PROVIDED MATERIAL

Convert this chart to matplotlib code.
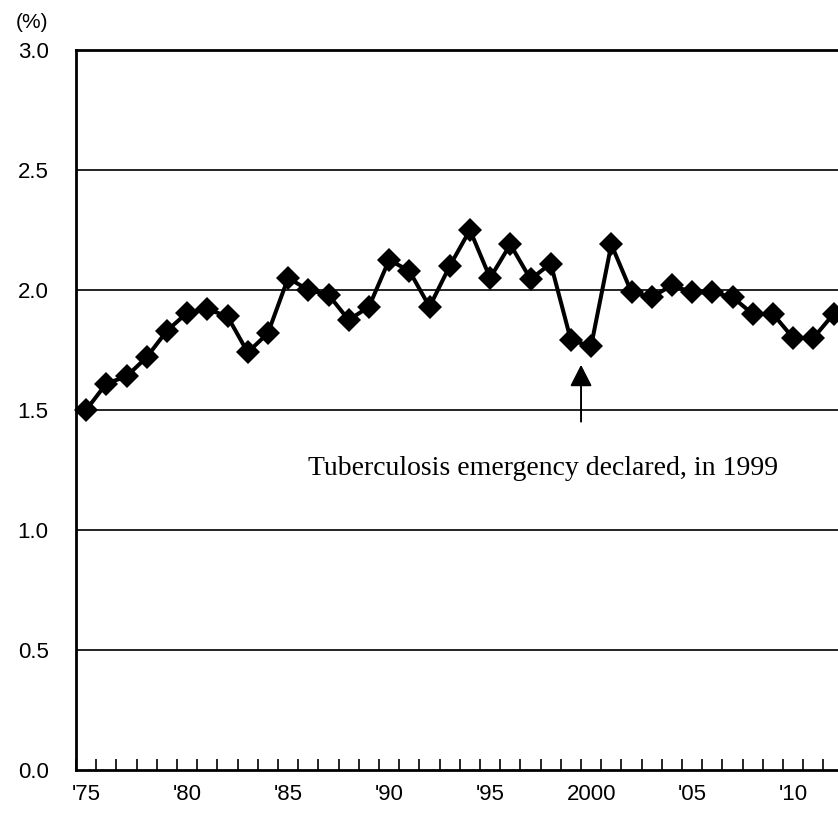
import numpy as np
import matplotlib
matplotlib.use("Agg")
from matplotlib import pyplot as plt
from matplotlib.ticker import FixedLocator

# rate by year
years = list(range(1975, 2013))
rate = [1.50, 1.61, 1.64, 1.72, 1.83, 1.905, 1.92, 1.89, 1.74, 1.82,
        2.05, 2.00, 1.98, 1.875, 1.93, 2.125, 2.08, 1.93, 2.10, 2.25,
        2.05, 2.19, 2.045, 2.11, 1.79, 1.767, 2.19, 1.99, 1.97, 2.02,
        1.99, 1.99, 1.97, 1.90, 1.90, 1.80, 1.80, 1.90]

label_years = [1975, 1980, 1985, 1990, 1995, 2000, 2005, 2010]
label_text = ["'75", "'80", "'85", "'90", "'95", "2000", "'05", "'10"]
y_ticks = [0.0, 0.5, 1.0, 1.5, 2.0, 2.5, 3.0]

note = "Tuberculosis emergency declared, in 1999"

plt.rcParams['font.family'] = ['Liberation Sans', 'DejaVu Sans']

fig = plt.figure(figsize=(8.38, 8.14), dpi=100)
ax = fig.add_axes([76/838, 44/814, 1 - 76/838, 720/814])

for v in y_ticks[1:-1]:
    ax.axhline(v, color='black', lw=1.2, zorder=1)

ax.plot(years, rate, color='black', lw=2.9, marker='D', ms=12,
        markeredgewidth=0, zorder=3, clip_on=False)

ax.set_ylim(0, 3.0)
ax.set_xlim(1974.5, 2012.22)

ax.set_yticks(y_ticks)
ax.set_yticklabels(["%.1f" % v for v in y_ticks], fontsize=16)
ax.tick_params(axis='y', length=0, pad=42)
for lab in ax.get_yticklabels():
    lab.set_horizontalalignment('left')

ax.set_xticks(label_years)
ax.set_xticklabels(label_text, fontsize=16)
ax.tick_params(axis='x', which='major', length=0, pad=10)
ax.xaxis.set_minor_locator(FixedLocator(np.arange(1974.5, 2013, 1.0)))
ax.tick_params(axis='x', which='minor', direction='in', length=8, width=1.2)

for s in ['left', 'bottom', 'top']:
    ax.spines[s].set_linewidth(2)
ax.spines['right'].set_visible(False)

# arrow pointing at the 1999 dip
ax.annotate('', xy=(1999.5, 1.70), xytext=(1999.5, 1.44),
            arrowprops=dict(arrowstyle='-|>,head_length=0.55,head_width=0.28',
                            color='black', lw=1.4, mutation_scale=24))
ax.text(1997.6, 1.255, note, family='Liberation Serif', fontsize=20,
        ha='center', va='center')

fig.text(16/838, 1 - 22/814, "(%)", fontsize=15, ha='left', va='center')

fig.savefig("out.png", dpi=100)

WORK TO COMPLETE
Transcribe the full listing above exactly as it stands, minus the pictures.

CORRECT RESULT
Convert this chart to matplotlib code.
import numpy as np
import matplotlib
matplotlib.use("Agg")
from matplotlib import pyplot as plt
from matplotlib.ticker import FixedLocator

# rate by year
years = list(range(1975, 2013))
rate = [1.50, 1.61, 1.64, 1.72, 1.83, 1.905, 1.92, 1.89, 1.74, 1.82,
        2.05, 2.00, 1.98, 1.875, 1.93, 2.125, 2.08, 1.93, 2.10, 2.25,
        2.05, 2.19, 2.045, 2.11, 1.79, 1.767, 2.19, 1.99, 1.97, 2.02,
        1.99, 1.99, 1.97, 1.90, 1.90, 1.80, 1.80, 1.90]

label_years = [1975, 1980, 1985, 1990, 1995, 2000, 2005, 2010]
label_text = ["'75", "'80", "'85", "'90", "'95", "2000", "'05", "'10"]
y_ticks = [0.0, 0.5, 1.0, 1.5, 2.0, 2.5, 3.0]

note = "Tuberculosis emergency declared, in 1999"

plt.rcParams['font.family'] = ['Liberation Sans', 'DejaVu Sans']

fig = plt.figure(figsize=(8.38, 8.14), dpi=100)
ax = fig.add_axes([76/838, 44/814, 1 - 76/838, 720/814])

for v in y_ticks[1:-1]:
    ax.axhline(v, color='black', lw=1.2, zorder=1)

ax.plot(years, rate, color='black', lw=2.9, marker='D', ms=12,
        markeredgewidth=0, zorder=3, clip_on=False)

ax.set_ylim(0, 3.0)
ax.set_xlim(1974.5, 2012.22)

ax.set_yticks(y_ticks)
ax.set_yticklabels(["%.1f" % v for v in y_ticks], fontsize=16)
ax.tick_params(axis='y', length=0, pad=42)
for lab in ax.get_yticklabels():
    lab.set_horizontalalignment('left')

ax.set_xticks(label_years)
ax.set_xticklabels(label_text, fontsize=16)
ax.tick_params(axis='x', which='major', length=0, pad=10)
ax.xaxis.set_minor_locator(FixedLocator(np.arange(1974.5, 2013, 1.0)))
ax.tick_params(axis='x', which='minor', direction='in', length=8, width=1.2)

for s in ['left', 'bottom', 'top']:
    ax.spines[s].set_linewidth(2)
ax.spines['right'].set_visible(False)

# arrow pointing at the 1999 dip
ax.annotate('', xy=(1999.5, 1.70), xytext=(1999.5, 1.44),
            arrowprops=dict(arrowstyle='-|>,head_length=0.55,head_width=0.28',
                            color='black', lw=1.4, mutation_scale=24))
ax.text(1997.6, 1.255, note, family='Liberation Serif', fontsize=20,
        ha='center', va='center')

fig.text(16/838, 1 - 22/814, "(%)", fontsize=15, ha='left', va='center')

fig.savefig("out.png", dpi=100)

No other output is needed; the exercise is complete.